> _SUPPLIED ENTRIES_
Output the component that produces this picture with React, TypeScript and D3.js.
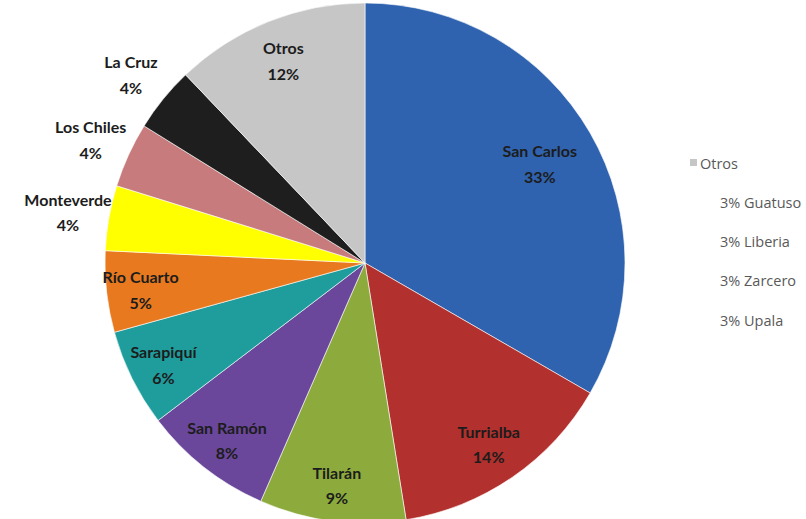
import React from "react";
import * as d3 from "d3";

const categories = ["San Carlos", "Turrialba", "Tilarán", "San Ramón", "Sarapiquí", "Río Cuarto", "Monteverde", "Los Chiles", "La Cruz", "Otros"];
const percents = [33, 14, 9, 8, 6, 5, 4, 4, 4, 12];
const colors = ["#2f63af", "#b2302d", "#8dab3d", "#6a479a", "#1f9d9c", "#e8791f", "#ffff00", "#c77b7c", "#1e1e1e", "#c6c6c6"];
const outsideLabels = ["Monteverde", "Los Chiles", "La Cruz"];
const legendHeader = "Otros";
const legendItems = ["3% Guatuso", "3% Liberia", "3% Zarcero", "3% Upala"];

const W = 806, H = 519;
const cx = 365, cy = 263, R = 260;

export default function App() {
  const data = categories.map((c, i) => ({ name: c, value: percents[i], color: colors[i] }));
  const pie = d3.pie<any>().value((d) => d.value).sort(null);
  const arcs = pie(data);
  const arc = d3.arc<any>().innerRadius(0).outerRadius(R);
  const outerArc = d3.arc<any>().innerRadius(R * 1.16).outerRadius(R * 1.16);
  const legendY = d3.scalePoint<string>().domain([legendHeader, ...legendItems]).range([163, 320]);

  const labelPos = (a: any): [number, number] => {
    if (outsideLabels.includes(a.data.name)) return outerArc.centroid(a) as [number, number];
    const rf = R * (0.885 - a.data.value * 0.0033);
    return d3.arc<any>().innerRadius(rf).outerRadius(rf).centroid(a) as [number, number];
  };

  return (
    <svg width={W} height={H} style={{ position: "absolute", left: 0, top: 0, background: "#fff" }}>
      <g transform={`translate(${cx},${cy})`}>
        {arcs.map((a, i) => (
          <path key={i} d={arc(a) as string} fill={a.data.color} stroke="#ffffff" strokeWidth={0.6} />
        ))}
        {arcs.map((a, i) => {
          const [x, y] = labelPos(a);
          return (
            <text key={"l" + i} x={x} y={y} textAnchor="middle" fontFamily="Lato, 'Open Sans', sans-serif" fontWeight="bold" fontSize={16} fill="#1c1c1c">
              <tspan x={x} dy="-0.3em">{a.data.name}</tspan>
              <tspan x={x} dy="1.6em">{a.data.value + "%"}</tspan>
            </text>
          );
        })}
      </g>
      <g fontFamily="'Open Sans', sans-serif" fontSize={14.5} fill="#595959">
        <rect x={690} y={(legendY(legendHeader) as number) - 4} width={7} height={7} fill="#c6c6c6" />
        <text x={700} y={legendY(legendHeader)} dominantBaseline="central">{legendHeader}</text>
        {legendItems.map((t) => (
          <text key={t} x={720} y={legendY(t)} dominantBaseline="central">{t}</text>
        ))}
      </g>
    </svg>
  );
}
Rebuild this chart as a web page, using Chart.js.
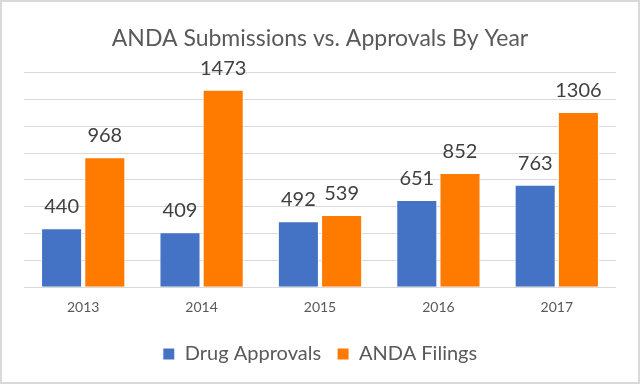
<!DOCTYPE html>
<html>
<head>
<meta charset="utf-8">
<script src="https://cdn.jsdelivr.net/npm/chart.js@4"></script>
<style>
  html, body { margin: 0; padding: 0; background: #fff; }
  #wrap { position: relative; width: 640px; height: 384px; box-sizing: border-box; border: 2px solid #d9d9d9; }
  canvas { display: block; }
</style>
</head>
<body>
<div id="wrap"><canvas id="c" width="636" height="380"></canvas></div>
<script>
const categories = ["2013", "2014", "2015", "2016", "2017"];
const drugApprovals = [440, 409, 492, 651, 763];
const andaFilings = [968, 1473, 539, 852, 1306];
const seriesNames = ["Drug Approvals", "ANDA Filings"];
const titleText = "ANDA Submissions vs. Approvals By Year";

const FONT = "Lato, 'Open Sans', sans-serif";

const valueLabels = {
  id: 'valueLabels',
  afterDatasetsDraw(chart) {
    const ctx = chart.ctx;
    ctx.save();
    ctx.font = "20px " + FONT;
    ctx.fillStyle = "#404040";
    ctx.textAlign = "center";
    ctx.textBaseline = "alphabetic";
    chart.data.datasets.forEach((ds, i) => {
      const meta = chart.getDatasetMeta(i);
      meta.data.forEach((el, j) => {
        ctx.fillText(String(ds.data[j]), el.x, el.y - 15);
      });
    });
    ctx.restore();
  }
};

new Chart(document.getElementById('c'), {
  type: 'bar',
  data: {
    labels: categories,
    datasets: [
      { label: seriesNames[0], data: drugApprovals, backgroundColor: '#4472C4', borderColor: '#ffffff', borderWidth: 1,
        categoryPercentage: 0.73, barPercentage: 0.95 },
      { label: seriesNames[1], data: andaFilings, backgroundColor: '#FF7B00', borderColor: '#ffffff', borderWidth: 1,
        categoryPercentage: 0.73, barPercentage: 0.95 }
    ]
  },
  options: {
    responsive: false,
    animation: false,
    devicePixelRatio: 1,
    layout: { padding: { left: 22, right: 22, top: 0, bottom: 8 } },
    plugins: {
      title: {
        display: true, text: titleText, color: '#595959',
        font: { family: FONT, size: 23, weight: 'normal' },
        padding: { top: 23, bottom: 20 }
      },
      legend: {
        position: 'bottom',
        labels: {
          color: '#595959', font: { family: FONT, size: 20 },
          boxWidth: 12, boxHeight: 12, padding: 16, useBorderRadius: false
        }
      },
      tooltip: { enabled: false }
    },
    scales: {
      x: {
        grid: { display: false },
        border: { display: false },
        ticks: { color: '#595959', font: { family: FONT, size: 14 }, padding: 4 },
        afterFit(scale) { scale.height += 8; }
      },
      y: {
        min: 0, max: 1600,
        ticks: { display: false, stepSize: 200 },
        grid: { color: '#d9d9d9', lineWidth: 1, drawTicks: false },
        border: { display: false }
      }
    }
  },
  plugins: [valueLabels]
});
</script>
</body>
</html>
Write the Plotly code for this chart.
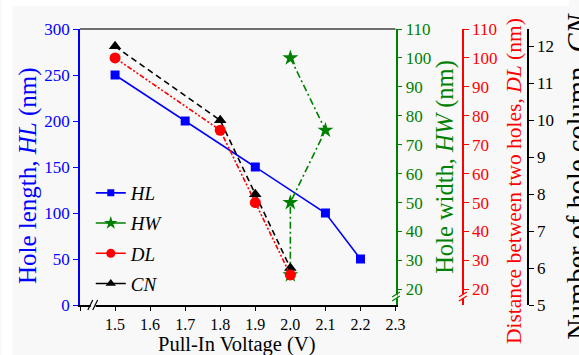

> _EXERCISE GOAL_
Could you repeat exactly the lines from the first one of the records above through the line containing "const cx = 365, cy = 263, R = 260;", leaving out any pictures?

> _OUTPUT BELOW_
Output the component that produces this picture with React, TypeScript and D3.js.
import React from "react";
import * as d3 from "d3";

const categories = ["San Carlos", "Turrialba", "Tilarán", "San Ramón", "Sarapiquí", "Río Cuarto", "Monteverde", "Los Chiles", "La Cruz", "Otros"];
const percents = [33, 14, 9, 8, 6, 5, 4, 4, 4, 12];
const colors = ["#2f63af", "#b2302d", "#8dab3d", "#6a479a", "#1f9d9c", "#e8791f", "#ffff00", "#c77b7c", "#1e1e1e", "#c6c6c6"];
const outsideLabels = ["Monteverde", "Los Chiles", "La Cruz"];
const legendHeader = "Otros";
const legendItems = ["3% Guatuso", "3% Liberia", "3% Zarcero", "3% Upala"];

const W = 806, H = 519;
const cx = 365, cy = 263, R = 260;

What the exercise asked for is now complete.